Saturday.10.09.04

[] - quoc viet - -@_.com @ 3:59am
a long time ago i was on a train bound cross-country, from New York to Cali, three straight days of mountains and perpetual motion and waves of odd people coming on who were Americans and i guess i was american too. it’s funny how we think back to the things that mean something to us, but we can’t always understand why those things meant something to us in the first place. i am in Vietnam, and i wasn’t meant to see some of the things i saw, because i didn’t live their lives, the vietnamese. these people, faceless and without identity, they all talk about finding your roots, about learning the language your parents bore on you and blah blah blah well they don’t know shit. i’m so far from American and never was i close to Vietnamese so i’m where i was when i left, just floating dead on in the middle. i chose this path for a reason, because i knew i couldn’t leave even if i wanted to, not until i found everything, until the truth came out painful, from wounds that have to be disturbed over and over again.

human beings, eyes like glass, gone, and skin scabbed from needle marks, acting like animals because they’ve lost the will to be human anymore.

some of them are children, younger than you can ever imagine.

i’ve lost my innocence and sense of justice in this place, and i’m still alive, barely. you don’t know the danger of seeking truth, and if i am still alive i will tell it to you, entry by entry.

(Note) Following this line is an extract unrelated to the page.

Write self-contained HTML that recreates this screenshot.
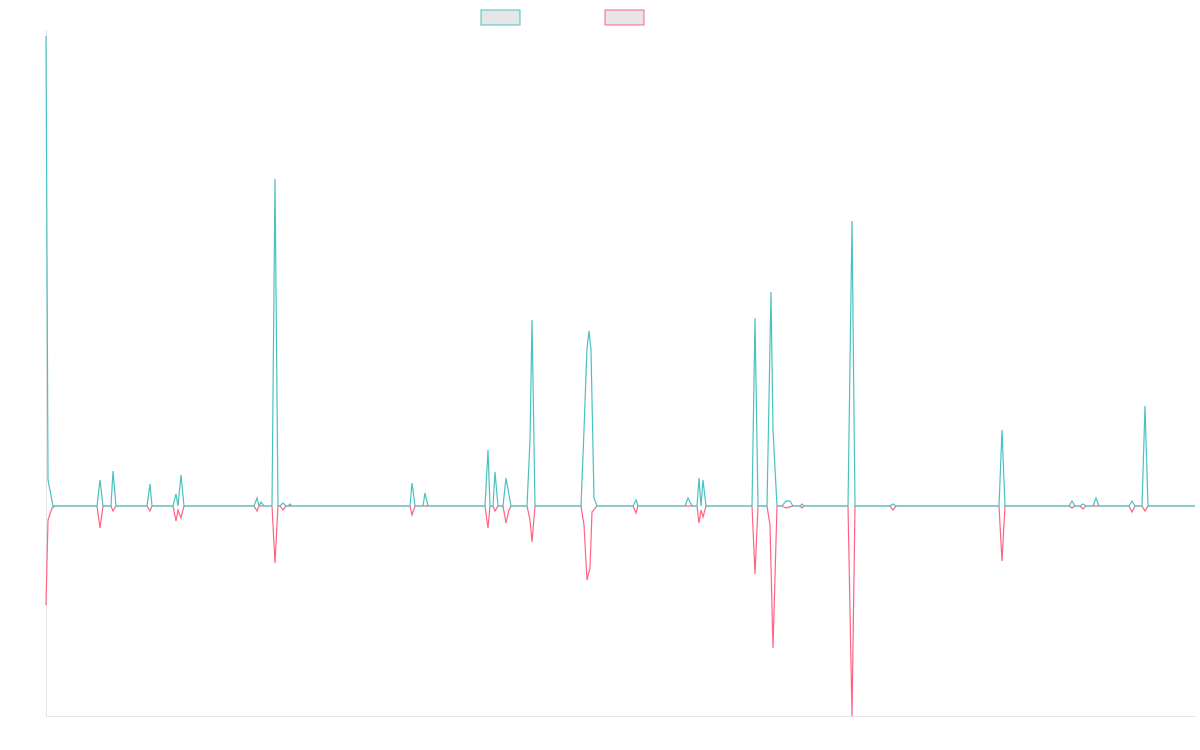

fists clenched, that’s how you go into fights. when it’s over you wipe your brow, sit and breath, bask in the act, and then get up again, fists clenched. i chose to fight alone, and alone i’ll fight. i am not a good person, and i am not fighting for the world. i am just fighting for myself. i miss you all, but you all were merely actors in a play. i wish i could come to grips with that, the fact that i too am just another actor, in a just another fucking play.